A new crew of astronauts will be heading to the International Space Station in just a few weeks. Crew-9 will travel aboard a SpaceX Crew Dragon spacecraft. But ahead of their launch, NASA has revealed the four astronauts who will make up the following crew, Crew-10. They will launch to the ISS next year, around February 2025.

Crew-10 will consist of NASA astronauts Anne McClain and Nichole Ayers, plus Takuya Onishi of Japanese space agency JAXA and Kirill Peskov of Russian space agency Roscosmos.
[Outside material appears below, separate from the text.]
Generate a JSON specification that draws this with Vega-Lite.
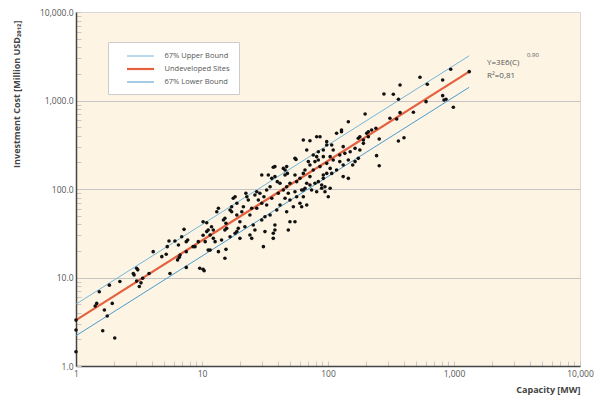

McClain will be the commander of the mission, which will be her second mission to the ISS. Previously, she spent 204 days in space and performed two spacewalks, including one to upgrade the batteries as part of the ISS’s power system. McClain had also been slated to be a part of the first all-female spacewalk, but that had to be called off due to spacesuit sizing issues. In the end, the first all-female spacewalk was performed a few months later by NASA astronauts Christina Koch and Jessica Meir.
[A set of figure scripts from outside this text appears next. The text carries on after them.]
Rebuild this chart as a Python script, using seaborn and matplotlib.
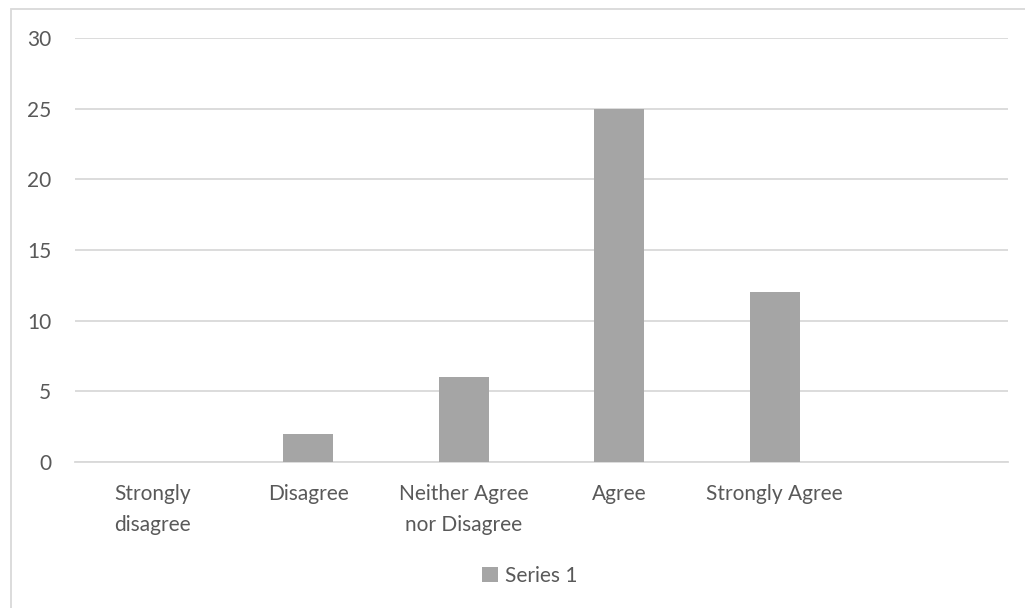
import matplotlib
matplotlib.use("Agg")
import matplotlib.pyplot as plt
from matplotlib.patches import Rectangle
import seaborn as sns
import pandas as pd

# Survey responses
categories = ["Strongly\ndisagree", "Disagree", "Neither Agree\nnor Disagree", "Agree", "Strongly Agree"]
counts = [0, 2, 6, 25, 12]
series_name = "Series 1"
y_ticks = [0, 5, 10, 15, 20, 25, 30]

TEXT = "#595959"
GRID = "#D9D9D9"
BAR = "#A5A5A5"

sns.set_theme(style="white")
plt.rcParams["font.family"] = ["Lato", "DejaVu Sans"]

df = pd.DataFrame({"category": categories, "count": counts, "series": series_name})

fig = plt.figure(figsize=(10.25, 6.08), dpi=100)
ax = fig.add_axes([75 / 1025, 146 / 608, 933 / 1025, 424 / 608])

sns.barplot(data=df, x="category", y="count", color=BAR, width=0.32,
            saturation=1, linewidth=0, ax=ax, zorder=3)

# one empty slot on the right of the category axis
ax.set_xlim(-0.5, 5.5)
ax.set_ylim(0, 30)
ax.set_yticks(y_ticks)
ax.set_yticklabels([str(v) for v in y_ticks])

ax.grid(axis="y", color=GRID, linewidth=1.3, zorder=0)
ax.grid(axis="x", visible=False)
for side in ["left", "right", "top"]:
    ax.spines[side].set_visible(False)
ax.spines["bottom"].set_color(GRID)
ax.spines["bottom"].set_linewidth(1.3)

ax.tick_params(axis="both", length=0, labelsize=15, colors=TEXT)
ax.tick_params(axis="y", pad=17)
ax.tick_params(axis="x", pad=16)
for lbl in ax.get_xticklabels():
    lbl.set_linespacing(1.7)
    lbl.set_verticalalignment("top")
ax.set_xlabel("")
ax.set_ylabel("")

handle = Rectangle((0, 0), 1, 1, facecolor=BAR, edgecolor="none")
fig.legend([handle], [series_name], loc="center", bbox_to_anchor=(530 / 1025, 1 - 576 / 608),
           frameon=False, fontsize=15, labelcolor=TEXT, handlelength=0.75, handleheight=0.75,
           handletextpad=0.35)

# chart area frame
fig.patches.append(Rectangle((11 / 1025, -0.05), 1.1, 1 - 9 / 608 + 0.05, transform=fig.transFigure,
                             facecolor="none", edgecolor=GRID, linewidth=1.3, zorder=-1))

fig.savefig("out.png", dpi=100)
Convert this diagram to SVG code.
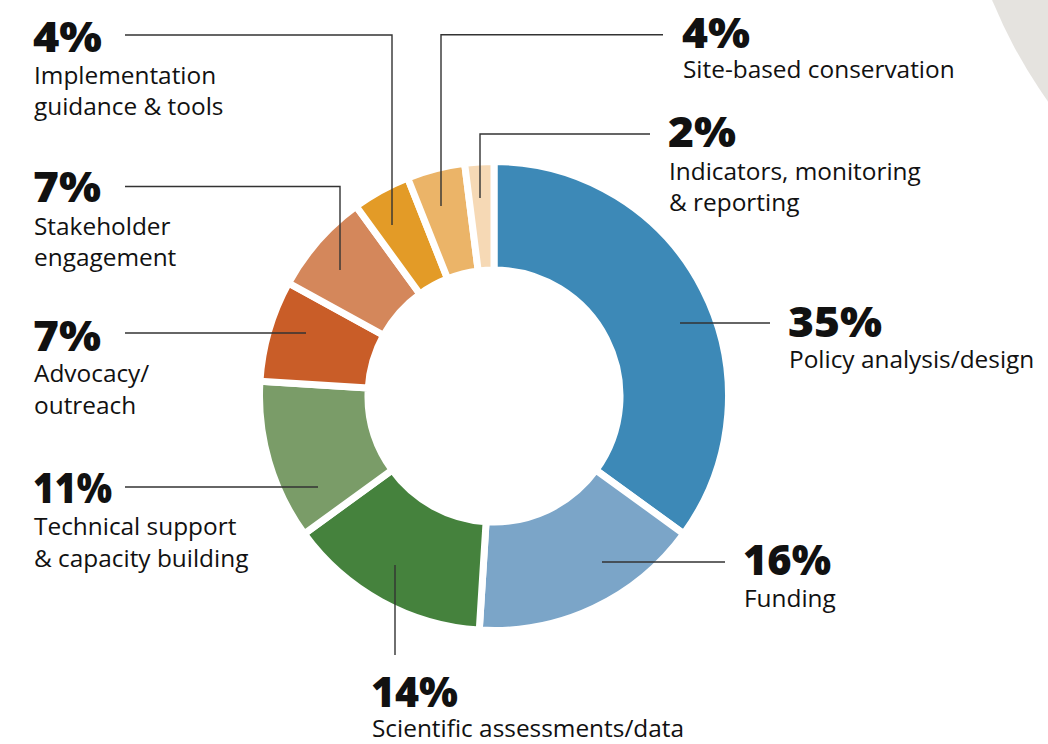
<svg xmlns="http://www.w3.org/2000/svg" width="1048" height="744" viewBox="0 0 1048 744">
<style>
.seg{stroke:#fff;stroke-width:7;stroke-linejoin:miter}
.pct{font-family:"Open Sans","Liberation Sans",sans-serif;font-weight:800;font-size:43px;fill:#111}
.lbl{font-family:"Open Sans","Liberation Sans",sans-serif;font-size:24.4px;fill:#111}
.lead{fill:none;stroke:#333;stroke-width:1.4}
</style>
<rect width="1048" height="744" fill="#fff"/>
<circle id="bg-circle" cx="1455" cy="-189" r="500" fill="#e5e3df"/>
<g id="donut">
<path id="seg-policy" class="seg" fill="#3d89b7" d="M494,161.5 A234.5,234.5 0 0 1 683.72,533.84 L595.94,470.06 A126,126 0 0 0 494,270 Z"/>
<path id="seg-funding" class="seg" fill="#7ba5c8" d="M683.72,533.84 A234.5,234.5 0 0 1 479.28,630.04 L486.09,521.75 A126,126 0 0 0 595.94,470.06 Z"/>
<path id="seg-scientific" class="seg" fill="#45823d" d="M479.28,630.04 A234.5,234.5 0 0 1 304.28,533.84 L392.06,470.06 A126,126 0 0 0 486.09,521.75 Z"/>
<path id="seg-technical" class="seg" fill="#7a9c68" d="M304.28,533.84 A234.5,234.5 0 0 1 259.96,381.28 L368.25,388.09 A126,126 0 0 0 392.06,470.06 Z"/>
<path id="seg-advocacy" class="seg" fill="#c95d28" d="M259.96,381.28 A234.5,234.5 0 0 1 288.51,283.03 L383.58,335.30 A126,126 0 0 0 368.25,388.09 Z"/>
<path id="seg-stakeholder" class="seg" fill="#d4875b" d="M288.51,283.03 A234.5,234.5 0 0 1 356.16,206.28 L419.94,294.06 A126,126 0 0 0 383.58,335.30 Z"/>
<path id="seg-implementation" class="seg" fill="#e39b27" d="M356.16,206.28 A234.5,234.5 0 0 1 407.68,177.97 L447.62,278.85 A126,126 0 0 0 419.94,294.06 Z"/>
<path id="seg-site" class="seg" fill="#ebb468" d="M407.68,177.97 A234.5,234.5 0 0 1 464.61,163.35 L478.21,270.99 A126,126 0 0 0 447.62,278.85 Z"/>
<path id="seg-indicators" class="seg" fill="#f6d9b5" d="M464.61,163.35 A234.5,234.5 0 0 1 494,161.5 L494,270 A126,126 0 0 0 478.21,270.99 Z"/>
</g>
<g id="connectors">
<path class="lead" d="M125,35 H392 V225"/>
<path class="lead" d="M125,186.5 H340 V270"/>
<path class="lead" d="M125,333 H306"/>
<path class="lead" d="M125,487 H318"/>
<path class="lead" d="M395,565 V655"/>
<path class="lead" d="M602,562 H725"/>
<path class="lead" d="M680,323 H770"/>
<path class="lead" d="M663,34.7 H441 V206"/>
<path class="lead" d="M650,134 H480 V198"/>
</g>
<g id="label-implementation">
<text class="pct" x="33" y="52" textLength="69" lengthAdjust="spacingAndGlyphs">4%</text>
<text class="lbl" x="34" y="84">Implementation</text>
<text class="lbl" x="34" y="115">guidance &amp; tools</text>
</g>
<g id="label-stakeholder">
<text class="pct" x="33" y="202" textLength="68" lengthAdjust="spacingAndGlyphs">7%</text>
<text class="lbl" x="34" y="235">Stakeholder</text>
<text class="lbl" x="34" y="266">engagement</text>
</g>
<g id="label-advocacy">
<text class="pct" x="33" y="351" textLength="68" lengthAdjust="spacingAndGlyphs">7%</text>
<text class="lbl" x="34" y="382">Advocacy/</text>
<text class="lbl" x="34" y="414">outreach</text>
</g>
<g id="label-technical">
<text class="pct" x="33" y="503" textLength="79" lengthAdjust="spacingAndGlyphs">11%</text>
<text class="lbl" x="34" y="535">Technical support</text>
<text class="lbl" x="34" y="567">&amp; capacity building</text>
</g>
<g id="label-scientific">
<text class="pct" x="371" y="707" textLength="87" lengthAdjust="spacingAndGlyphs">14%</text>
<text class="lbl" x="372" y="737">Scientific assessments/data</text>
</g>
<g id="label-funding">
<text class="pct" x="743" y="575" textLength="88" lengthAdjust="spacingAndGlyphs">16%</text>
<text class="lbl" x="744" y="607">Funding</text>
</g>
<g id="label-policy">
<text class="pct" x="788" y="337" textLength="94" lengthAdjust="spacingAndGlyphs">35%</text>
<text class="lbl" x="789" y="368">Policy analysis/design</text>
</g>
<g id="label-site">
<text class="pct" x="682" y="48" textLength="68" lengthAdjust="spacingAndGlyphs">4%</text>
<text class="lbl" x="683" y="78">Site-based conservation</text>
</g>
<g id="label-indicators">
<text class="pct" x="668" y="147" textLength="68" lengthAdjust="spacingAndGlyphs">2%</text>
<text class="lbl" x="669" y="180">Indicators, monitoring</text>
<text class="lbl" x="669" y="211">&amp; reporting</text>
</g>
</svg>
This will be the first spaceflight for both Ayers and Peskov. Ayers comes from the Air Force, and was a member of NASA’s 2021 astronaut class. She is the first member of this class to be sent to space. Peskov is a former pilot who was selected as a cosmonaut in 2018.

Onishi has been to the ISS once before, when he spent 133 days in space. He has particular experience with Kibo, the Japanese experiment module on the ISS. This research facility is used for experiments in biology, physics, and technology, and has an airlock allowing experiments to be performed in the vacuum of space, as well as in pressurized conditions. Onishi previously constructed a new experimental environment within Kibo during his stay on the station, and afterwards led the team that operated Kibo from JAXA Mission Control in Tsukuba, Japan.

Crew-10 is so named as they will be the 10th group of four astronauts sent to the ISS on board the SpaceX Crew Dragon vehicle. They will launch using a SpaceX Falcon 9 rocket early next year.

Other astronauts travel to the ISS using Russian Soyuz spacecraft,  and the intention was to also have the Boeing Starliner spacecraft available for taking astronauts to the station as well. However, the first crewed test flight of the Starliner has been troubled, due to issues with the spacecraft’s thrusters and helium leaks, and the return leg of the journey has not yet been completed.